--- EXERCISE REQUIREMENTS ---
Exactly the lines from the first line of the records to the line holding "from bokeh.core.properties import value" should be duplicated, and nothing more; pictures stay out.

_____

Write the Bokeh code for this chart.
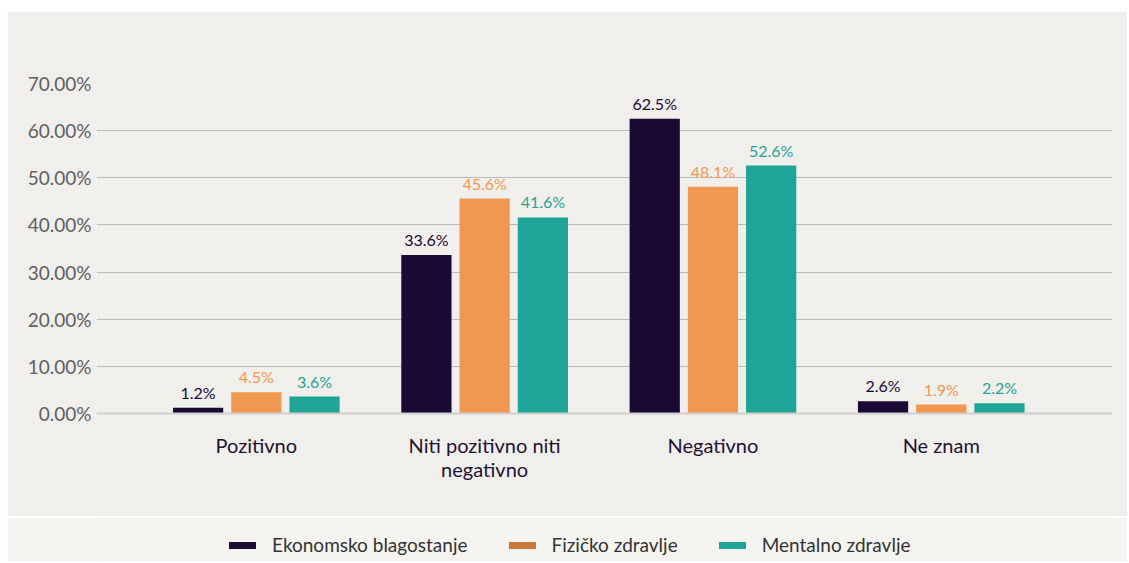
from bokeh.plotting import figure
from bokeh.models import ColumnDataSource, FixedTicker, Range1d, Legend, LegendItem, Spacer
from bokeh.layouts import column, row
from bokeh.embed import file_html
from bokeh.resources import INLINE
from bokeh.core.properties import value

categories = ["Pozitivno", "Niti pozitivno niti\nnegativno", "Negativno", "Ne znam"]
series_names = ["Ekonomsko blagostanje", "Fizičko zdravlje", "Mentalno zdravlje"]
ekonomsko = [1.2, 33.6, 62.5, 2.6]
fizicko = [4.5, 45.6, 48.1, 1.9]
mentalno = [3.6, 41.6, 52.6, 2.2]
y_ticks = [0, 10, 20, 30, 40, 50, 60, 70]

bar_colors = ["#1a0935", "#f0984f", "#1fa597"]
legend_colors = ["#1a0935", "#c9793a", "#1fa597"]
FONT = "Lato"
BG = "#f1efeb"

W = 1120
H_MAIN = 505
H_LEG = 44

p = figure(width=W, height=H_MAIN, output_backend="svg", toolbar_location=None,
           x_range=Range1d(-0.70, 3.75), y_range=Range1d(0, 70))
p.background_fill_color = BG
p.border_fill_color = BG
p.outline_line_color = None
p.min_border_left = 89
p.min_border_right = W - 89 - 1016
p.min_border_top = 72
p.min_border_bottom = 103

offsets = [-0.255, 0.0, 0.255]
width = 0.22
all_series = [ekonomsko, fizicko, mentalno]
for vals, off, col in zip(all_series, offsets, bar_colors):
    xs = [i + off for i in range(len(categories))]
    src = ColumnDataSource(dict(x=xs, top=vals, lab=[f"{v:.1f}%" for v in vals]))
    p.vbar(x="x", top="top", width=width, bottom=0, source=src, fill_color=col, line_color=None)
    p.text(x="x", y="top", text="lab", source=src, text_align="center", text_baseline="bottom",
           y_offset=-6, text_color=col, text_font=value(FONT), text_font_size="16px")

p.yaxis.ticker = FixedTicker(ticks=y_ticks)
p.yaxis.major_label_overrides = {t: f"{t:.2f}%" for t in y_ticks}
p.yaxis.axis_line_color = None
p.yaxis.major_tick_line_color = None
p.yaxis.minor_tick_line_color = None
p.yaxis.major_tick_in = 0
p.yaxis.major_tick_out = 0
p.yaxis.major_label_text_font = FONT
p.yaxis.major_label_text_font_size = "19px"
p.yaxis.major_label_text_color = "#606060"
p.yaxis.major_label_standoff = 5

p.xaxis.ticker = FixedTicker(ticks=list(range(len(categories))))
p.xaxis.major_label_overrides = {i: c for i, c in enumerate(categories)}
p.xaxis.axis_line_color = "#cfcfcf"
p.xaxis.axis_line_width = 2
p.xaxis.major_tick_line_color = None
p.xaxis.minor_tick_line_color = None
p.xaxis.major_label_text_font = FONT
p.xaxis.major_label_text_font_size = "20px"
p.xaxis.major_label_text_color = "#1e1233"
p.xaxis.major_label_text_line_height = 1.0
p.xaxis.major_label_standoff = 13

p.xgrid.grid_line_color = None
p.ygrid.grid_line_color = "#b9babd"
p.ygrid.ticker = FixedTicker(ticks=y_ticks)

# legend band
LEG_BG = "#f5f4f0"
q = figure(width=W, height=H_LEG, output_backend="svg", toolbar_location=None,
           x_range=Range1d(0, 1), y_range=Range1d(0, 1))
q.background_fill_color = LEG_BG
q.border_fill_color = LEG_BG
q.outline_line_color = None
q.axis.visible = False
q.grid.visible = False
q.min_border = 0
items = []
for name, col in zip(series_names, legend_colors):
    r = q.line(x=[-10, -9], y=[-10, -9], line_color=col, line_width=7, line_cap="round")
    items.append(LegendItem(label=name, renderers=[r]))
leg = Legend(items=items, orientation="horizontal", location=(133, 5),
             background_fill_alpha=0, border_line_color=None, padding=0, margin=0,
             label_text_font=FONT, label_text_font_size="19px", label_text_color="#333333",
             glyph_width=27, label_standoff=16, spacing=41)
q.add_layout(leg, "center")

layout = row(Spacer(width=7), column(Spacer(height=11), p, Spacer(height=1), q, spacing=0))
open("out.html", "w").write(file_html(layout, INLINE))
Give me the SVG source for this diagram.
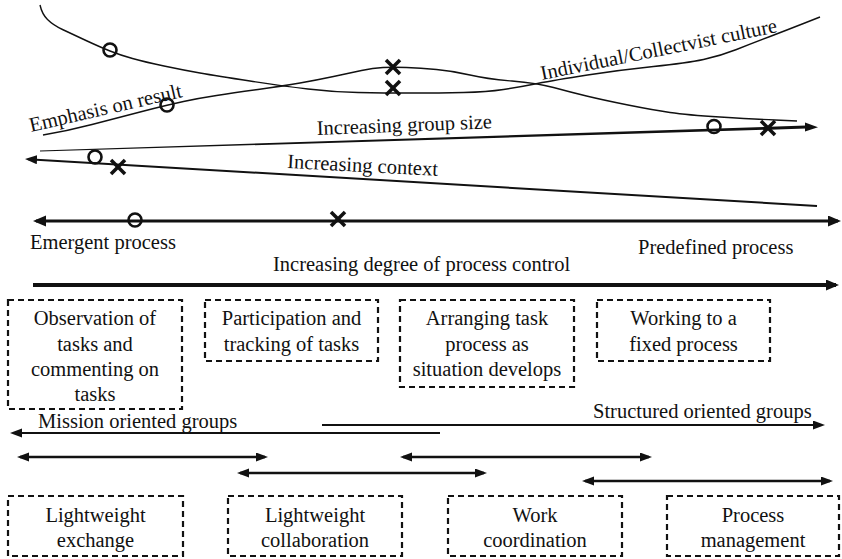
<svg xmlns="http://www.w3.org/2000/svg" width="842" height="559" viewBox="0 0 842 559">
  <style>
    text { font-family: "Liberation Serif", "Times New Roman", serif; font-size: 20.5px; fill: #111; }
    .mid { text-anchor: middle; }
    .box { fill: none; stroke: #111; stroke-width: 2.2; stroke-dasharray: 6 4; }
    .curve { fill: none; stroke: #111; stroke-width: 1.4; }
    .thin { fill: none; stroke: #111; stroke-width: 2; }
    .med { fill: none; stroke: #111; stroke-width: 2.6; }
    .thick { fill: none; stroke: #111; stroke-width: 3.2; }
    .heavy { fill: none; stroke: #111; stroke-width: 4.2; }
    .ring { fill: none; stroke: #111; stroke-width: 2.6; }
    .cross { stroke: #111; stroke-width: 3.6; stroke-linecap: butt; }
  </style>
  <defs>
    <marker id="ah" markerUnits="userSpaceOnUse" markerWidth="13" markerHeight="10" refX="9" refY="4.5" orient="auto-start-reverse">
      <path d="M0,0 L12,4.5 L0,9 z" fill="#111"/>
    </marker>
    <marker id="ahb" markerUnits="userSpaceOnUse" markerWidth="14" markerHeight="12" refX="10" refY="5.5" orient="auto-start-reverse">
      <path d="M0,0 L13,5.5 L0,11 z" fill="#111"/>
    </marker>
    <g id="x">
      <line class="cross" x1="-7" y1="-7" x2="7" y2="7"/>
      <line class="cross" x1="-7" y1="7" x2="7" y2="-7"/>
    </g>
  </defs>

  <rect width="842" height="559" fill="#fff"/>

  <g id="connectors">
    <!-- individual / collectivist culture curve -->
    <path class="curve" d="M40,5 Q42,14 47.5,19.5 Q53,25 62.5,29.5 Q72,34 86,40.5 Q100,47 110,51 Q120,55 132.5,58.5 Q145,62 164,66 Q183,70 200,73 Q217,76 250,81 Q283,86 308,89 Q333,92 358,92.5 Q383,93 411.5,93 Q440,93 463.5,92.5 Q487,92 503.5,89.5 Q520,87 537.5,83.5 Q555,80 587.5,75 Q620,70 653.5,66.5 Q687,63 703.5,59.5 Q720,56 736.5,49.5 Q753,43 770,36.5 Q787,30 803.5,23.5 L820,17"/>
    <!-- emphasis on result curve -->
    <path class="curve" d="M43,135 Q67,131 92,124.5 Q117,118 142,111.5 Q167,105 183.5,101.5 Q200,98 216.5,95.5 Q233,93 258,89.5 Q283,86 300,83 Q317,80 333.5,76.5 Q350,73 361.5,70.5 Q373,68 383,67.5 Q393,67 406.5,67.5 Q420,68 436.5,69.5 Q453,71 470,75 Q487,79 512,81 Q537,83 553.5,87.5 Q570,92 586.5,96 Q603,100 628,105 Q653,110 670,112.5 Q687,115 720,117 Q753,119 775,120 L797,121"/>

    <!-- increasing group size (tapered) -->
    <polygon points="40,150.6 40,151.6 806,128.6 806,125.6" fill="#111"/>
    <path d="M805,122.5 L818,127.2 L805,131.6 z" fill="#111"/>

    <!-- increasing context -->
    <line class="thin" x1="817" y1="206" x2="28" y2="159.2" marker-end="url(#ah)"/>

    <!-- degree of process control -->
    <line class="thick" x1="36" y1="221" x2="838" y2="221" marker-start="url(#ahb)" marker-end="url(#ahb)"/>

    <!-- long bottom arrow -->
    <line class="heavy" x1="33" y1="285" x2="836" y2="285" marker-end="url(#ahb)"/>

    <!-- mission / structured oriented groups -->
    <line class="thin" x1="440" y1="433" x2="13" y2="433" marker-end="url(#ah)"/>
    <line class="thin" x1="322" y1="425" x2="822" y2="425" marker-end="url(#ah)"/>

    <!-- ranges of the four group types -->
    <line class="med" x1="20" y1="457" x2="265" y2="457" marker-start="url(#ah)" marker-end="url(#ah)"/>
    <line class="med" x1="240" y1="473" x2="484" y2="473" marker-start="url(#ah)" marker-end="url(#ah)"/>
    <line class="med" x1="403" y1="457" x2="649" y2="457" marker-start="url(#ah)" marker-end="url(#ah)"/>
    <line class="med" x1="585" y1="481" x2="830" y2="481" marker-start="url(#ah)" marker-end="url(#ah)"/>
  </g>

  <g id="scale-markers">
    <circle class="ring" cx="110" cy="50" r="6.5"/>
    <circle class="ring" cx="167" cy="105" r="6.5"/>
    <use href="#x" x="393" y="67"/>
    <use href="#x" x="393" y="88"/>
    <circle class="ring" cx="714" cy="126.5" r="6.5"/>
    <use href="#x" x="768" y="128"/>
    <circle class="ring" cx="95" cy="157" r="6.5"/>
    <use href="#x" x="118" y="167"/>
    <circle class="ring" cx="135" cy="220" r="6.5"/>
    <use href="#x" x="338" y="219"/>
  </g>

  <g id="axis-labels">
    <text x="31" y="132" transform="rotate(-13 31 132)">Emphasis on result</text>
    <text x="542" y="80" transform="rotate(-11.5 542 80)">Individual/Collectvist culture</text>
    <text x="317" y="135" transform="rotate(-2.2 317 135)">Increasing group size</text>
    <text x="287" y="168" transform="rotate(3 287 168)">Increasing context</text>
    <text x="30" y="249">Emergent process</text>
    <text x="273" y="271">Increasing degree of process control</text>
    <text x="638" y="254">Predefined process</text>
    <text x="38" y="428">Mission oriented groups</text>
    <text x="593" y="418">Structured oriented groups</text>
  </g>

  <g id="observation">
    <rect class="box" x="8" y="300" width="174" height="109"/>
    <text class="mid" x="95" y="325">Observation of</text>
    <text class="mid" x="95" y="351">tasks and</text>
    <text class="mid" x="95" y="376">commenting on</text>
    <text class="mid" x="95" y="401">tasks</text>
  </g>
  <g id="participation">
    <rect class="box" x="205" y="300" width="173" height="61"/>
    <text class="mid" x="291.5" y="325">Participation and</text>
    <text class="mid" x="291.5" y="351">tracking of tasks</text>
  </g>
  <g id="arranging">
    <rect class="box" x="400" y="300" width="174" height="87"/>
    <text class="mid" x="487" y="325">Arranging task</text>
    <text class="mid" x="487" y="351">process as</text>
    <text class="mid" x="487" y="376">situation develops</text>
  </g>
  <g id="fixed-process">
    <rect class="box" x="597" y="300" width="173" height="61"/>
    <text class="mid" x="683.5" y="325">Working to a</text>
    <text class="mid" x="683.5" y="351">fixed process</text>
  </g>

  <g id="lightweight-exchange">
    <rect class="box" x="8" y="496" width="175" height="60"/>
    <text class="mid" x="95.5" y="522">Lightweight</text>
    <text class="mid" x="95.5" y="547">exchange</text>
  </g>
  <g id="lightweight-collaboration">
    <rect class="box" x="228" y="496" width="174" height="60"/>
    <text class="mid" x="315" y="522">Lightweight</text>
    <text class="mid" x="315" y="547">collaboration</text>
  </g>
  <g id="work-coordination">
    <rect class="box" x="448" y="496" width="174" height="60"/>
    <text class="mid" x="535" y="522">Work</text>
    <text class="mid" x="535" y="547">coordination</text>
  </g>
  <g id="process-management">
    <rect class="box" x="667" y="496" width="172" height="60"/>
    <text class="mid" x="753" y="522">Process</text>
    <text class="mid" x="753" y="547">management</text>
  </g>
</svg>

_____

--- SOLUTION TO THIS EXERCISE ---
Write the Bokeh code for this chart.
from bokeh.plotting import figure
from bokeh.models import ColumnDataSource, FixedTicker, Range1d, Legend, LegendItem, Spacer
from bokeh.layouts import column, row
from bokeh.embed import file_html
from bokeh.resources import INLINE
from bokeh.core.properties import value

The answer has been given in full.